Smithsonian Institution / US Geological Survey
Weekly Volcanic Activity Report, 19 February-25 February 2020
Managing Editor: Sally Sennert.

Please cite this report as:

Global Volcanism Program, 2020. Report on Popocatepetl (Mexico) (Sennert, S, ed.). Weekly Volcanic Activity Report, 19 February-25 February 2020. Smithsonian Institution and US Geological Survey.

Weekly Report (19 February-25 February 2020)

Popocatepetl

Mexico

19.023°N, 98.622°W; summit elev. 5393 m

All times are local (unless otherwise noted)


CENAPRED reported that during an overflight of Popocatépetl on 18 February volcanologists noted no significant morphological changes at the summit crater; the inner crater was 350 m in diameter and 100-150 m deep, and the crater floor was covered with tephra. Each day during 18-25 February there were 130-263 steam-and-gas emissions from the summit crater. As many as nine low- to moderate-level explosions were recorded each day, generating gas plumes with minor amounts of ash that drifted N, NW, and SW. An explosion at 1737 on 19 February produced an ash plume that rose 1.2 km above the crater rim and drifted NW, and ejected incandescent material onto the flanks. The Alert Level remained at Yellow, Phase Two (middle level on a three-color scale).

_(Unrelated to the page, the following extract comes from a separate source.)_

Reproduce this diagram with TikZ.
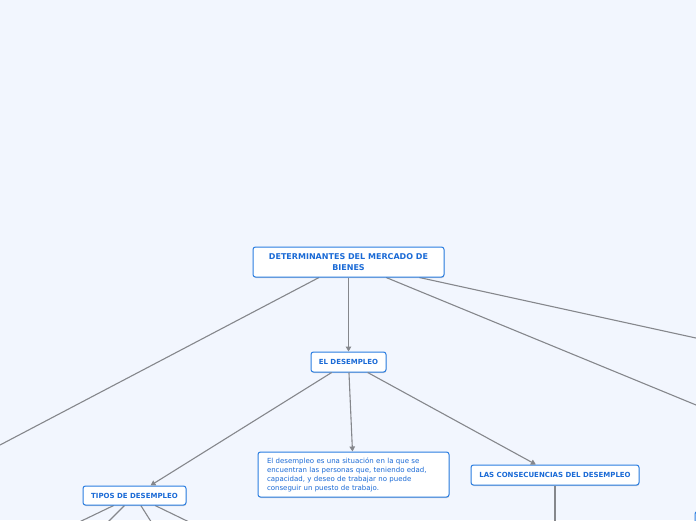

Geological Summary. Volcán Popocatépetl, whose name is the Aztec word for smoking mountain, rises 70 km SE of Mexico City to form North America's 2nd-highest volcano. The glacier-clad stratovolcano contains a steep-walled, 400 x 600 m wide crater. The generally symmetrical volcano is modified by the sharp-peaked Ventorrillo on the NW, a remnant of an earlier volcano. At least three previous major cones were destroyed by gravitational failure during the Pleistocene, producing massive debris-avalanche deposits covering broad areas to the south. The modern volcano was constructed south of the late-Pleistocene to Holocene El Fraile cone. Three major Plinian eruptions, the most recent of which took place about 800 CE, have occurred since the mid-Holocene, accompanied by pyroclastic flows and voluminous lahars that swept basins below the volcano. Frequent historical eruptions, first recorded in Aztec codices, have occurred since Pre-Columbian time.